Crikey‘s list of criteria for determining Australia’s worst climate culprits encompasses their role in setting climate policy, the level of emissions they’re responsible for, how much political influence their companies wield to undermine climate action and how they can influence public debate and political reactions.
The list is headed by Clive Palmer, Scott Morrison and Rupert Murdoch; yesterday, we added Barnaby Joyce, Grant King and Richard Goyder. Today, we’ve unearthed even more:
As chair of Santos, fossil-fuel industry veteran Keith Spence leads Australia’s joint-worst climate culprit, a colossal greenhouse emitter dedicated to influencing politicians to deliver for his company through massive political donations and a network of former and current political staffers. When the history of how the world entered a climate catastrophe is written decades from now, it will be littered with corporate culprits like Spence and Woodside’s Richard Goyder.

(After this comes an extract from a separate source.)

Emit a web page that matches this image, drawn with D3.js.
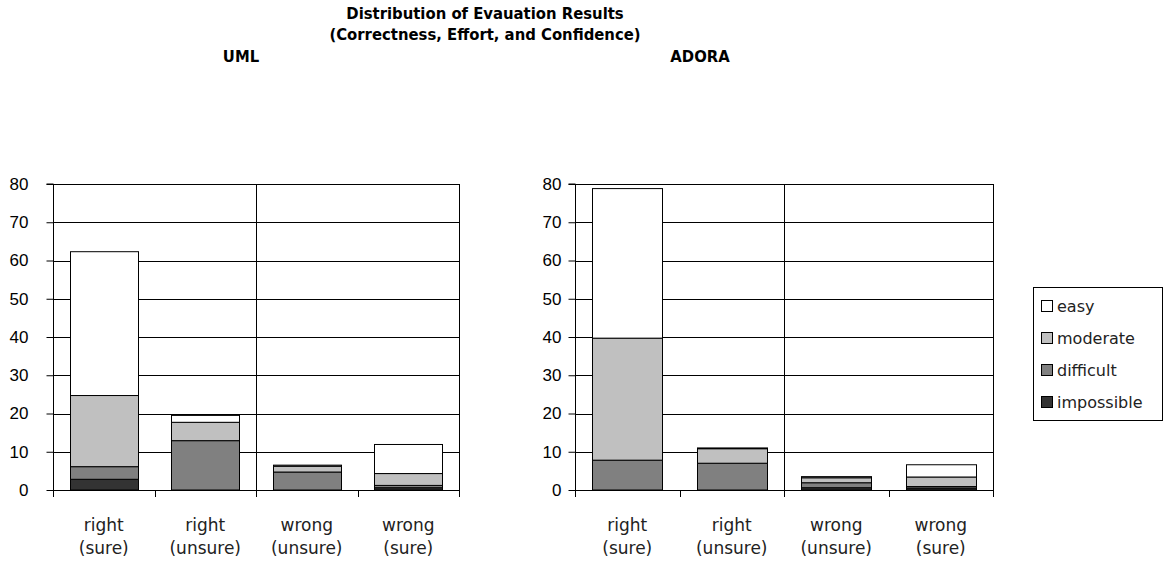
<!DOCTYPE html>
<html><head><meta charset="utf-8">
<script src="https://cdn.jsdelivr.net/npm/d3@7"></script>
<style>
body{margin:0;background:#fff;}
svg{display:block;}
</style></head>
<body>
<svg id="chart" width="1165" height="570"></svg>
<script>
const categories = ["right|(sure)", "right|(unsure)", "wrong|(unsure)", "wrong|(sure)"];
const levels = ["impossible", "difficult", "moderate", "easy"];
const levelColors = ["#333333", "#808080", "#c0c0c0", "#ffffff"];
const yTicks = [0, 10, 20, 30, 40, 50, 60, 70, 80];

const umlImpossible = [2.8, 0, 0, 0.6];
const umlDifficult  = [3.3, 12.9, 4.7, 0.6];
const umlModerate   = [18.6, 4.8, 1.5, 3.1];
const umlEasy       = [37.6, 1.8, 0.3, 7.6];

const adoraImpossible = [0, 0, 0.6, 0.5];
const adoraDifficult  = [7.8, 7.0, 1.3, 0.4];
const adoraModerate   = [31.9, 3.8, 1.3, 2.5];
const adoraEasy       = [39.1, 0.2, 0.3, 3.2];

const titleLines = ["Distribution of Evauation Results", "(Correctness, Effort, and Confidence)"];

function rows(imp, dif, mod, eas) {
  return categories.map((c, i) => ({cat: c, impossible: imp[i], difficult: dif[i], moderate: mod[i], easy: eas[i]}));
}

const svg = d3.select("#chart");
const labelFont = "'Liberation Sans', Arial, sans-serif";
const catFont = "'DejaVu Sans', sans-serif";
const titleFont = "'DejaVu Sans Condensed', 'DejaVu Sans', sans-serif";

// title
svg.append("g").selectAll("text").data(titleLines).join("text")
  .attr("x", 485).attr("y", (d, i) => 19 + i * 21)
  .attr("text-anchor", "middle")
  .style("font-family", titleFont).style("font-weight", "bold").style("font-size", "16.5px")
  .text(d => d);

const panels = [
  {name: "UML", nameX: 241, x0: 53, x1: 459, labelGap: 18, data: rows(umlImpossible, umlDifficult, umlModerate, umlEasy)},
  {name: "ADORA", nameX: 700, x0: 575, x1: 993, labelGap: 7, data: rows(adoraImpossible, adoraDifficult, adoraModerate, adoraEasy)}
];

const y = d3.scaleLinear().domain([0, 80]).range([490, 184]);
const stack = d3.stack().keys(levels);

panels.forEach(p => {
  const g = svg.append("g");
  g.append("text").attr("x", p.nameX).attr("y", 62).attr("text-anchor", "middle")
    .style("font-family", titleFont).style("font-weight", "bold").style("font-size", "16.5px")
    .text(p.name);

  const x = d3.scaleBand().domain(categories).range([p.x0, p.x1]).paddingInner(1/3).paddingOuter(1/6);
  const step = x.step();

  // horizontal gridlines
  g.append("g").selectAll("line").data(yTicks.filter(t => t > 0)).join("line")
    .attr("x1", p.x0).attr("x2", p.x1)
    .attr("y1", d => Math.round(y(d)) + 0.5).attr("y2", d => Math.round(y(d)) + 0.5)
    .attr("stroke", "#000").attr("stroke-width", 1);

  // vertical lines (middle and right edge)
  const vx = [x(categories[2]) - step * (1/6), p.x1];
  g.append("g").selectAll("line").data(vx).join("line")
    .attr("x1", d => Math.round(d) + 0.5).attr("x2", d => Math.round(d) + 0.5)
    .attr("y1", y(80)).attr("y2", y(0) + 7)
    .attr("stroke", "#000").attr("stroke-width", 1);

  // bars
  const series = stack(p.data);
  g.append("g").selectAll("g").data(series).join("g")
    .attr("fill", (d, i) => levelColors[i])
    .selectAll("rect").data(d => d).join("rect")
    .attr("x", d => Math.round(x(d.data.cat)) + 0.5)
    .attr("width", Math.round(x.bandwidth()))
    .attr("y", d => y(d[1]))
    .attr("height", d => Math.max(0, y(d[0]) - y(d[1])))
    .attr("stroke", "#000").attr("stroke-width", 1)
    .style("display", d => (d[1] - d[0]) > 0 ? null : "none");

  // y axis
  const ya = d3.axisLeft(y).tickValues(yTicks).tickSize(7).tickPadding(p.labelGap);
  const ag = g.append("g").attr("transform", `translate(${p.x0 + 0.5},0)`).call(ya);
  ag.select(".domain").attr("d", `M-7,${y(80)}H0V${y(0)}`).attr("stroke", "#000");
  ag.selectAll("text").style("font-family", labelFont).style("font-size", "17px").attr("fill", "#000");
  ag.selectAll("line").attr("stroke", "#000");

  // x axis baseline & ticks at band boundaries
  g.append("line").attr("x1", p.x0).attr("x2", p.x1)
    .attr("y1", Math.round(y(0)) + 0.5).attr("y2", Math.round(y(0)) + 0.5).attr("stroke", "#000");
  const bounds = categories.map(c => x(c) - step / 6).concat([p.x1]);
  g.append("g").selectAll("line").data(bounds).join("line")
    .attr("x1", d => Math.round(d) + 0.5).attr("x2", d => Math.round(d) + 0.5)
    .attr("y1", y(0)).attr("y2", y(0) + 7).attr("stroke", "#000");

  // category labels
  const cl = g.append("g").selectAll("text").data(categories).join("text")
    .attr("x", d => x(d) + x.bandwidth() / 2)
    .attr("y", 531).attr("text-anchor", "middle")
    .style("font-family", catFont).style("font-size", "17px").attr("fill", "#222");
  cl.selectAll("tspan").data(d => d.split("|")).join("tspan")
    .attr("x", function() { return d3.select(this.parentNode).attr("x"); })
    .attr("dy", (d, i) => i === 0 ? 0 : 23)
    .text(d => d);
});

// legend
const lg = svg.append("g");
lg.append("rect").attr("x", 1033.5).attr("y", 287.5).attr("width", 129).attr("height", 133)
  .attr("fill", "#fff").attr("stroke", "#000");
const legendOrder = levels.slice().reverse();
const li = lg.selectAll("g.item").data(legendOrder).join("g").attr("class", "item")
  .attr("transform", (d, i) => `translate(1041,${306 + i * 32})`);
li.append("rect").attr("x", 0.5).attr("y", -5.5).attr("width", 11).attr("height", 11)
  .attr("fill", d => levelColors[levels.indexOf(d)]).attr("stroke", "#000");
li.append("text").attr("x", 16).attr("y", 6)
  .style("font-family", catFont).style("font-size", "16px").attr("fill", "#222").text(d => d);
</script>
</body></html>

While of limited political talent and prone to scandal, the climate denialist Liberal has been Morrison’s point man on his program of supporting fossil-fuel industries and delaying climate action. His latest initiative in his “No Coal Company Left Behind” program is his so-called CoalKeeper tax, which would inflate household energy bills by up to $400 a year to keep his party’s coal industry donors going. The states and territories have headed that one off for the moment, but expect Taylor to keep fighting for fossil fuels.

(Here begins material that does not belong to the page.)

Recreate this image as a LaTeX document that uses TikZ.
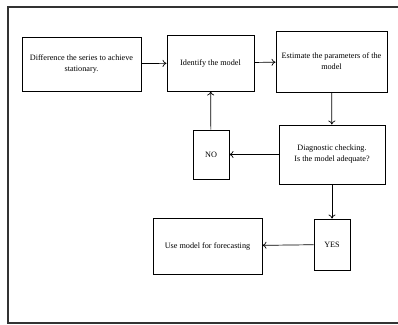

While Rinehart keeps a lower profile than other mining magnates, she’s a key backer of Joyce and has extensive interests in coal via Hancock Prospecting’s joint venture with India’s GVK to export coal from the Galilee Basin in Queensland. Rinehart is an active climate denialist who funds denialist outfits like the Institute of Public Affairs, and claims to know no scientists “who believe adding more carbon dioxide to the atmosphere will have any significant effect on climate change”.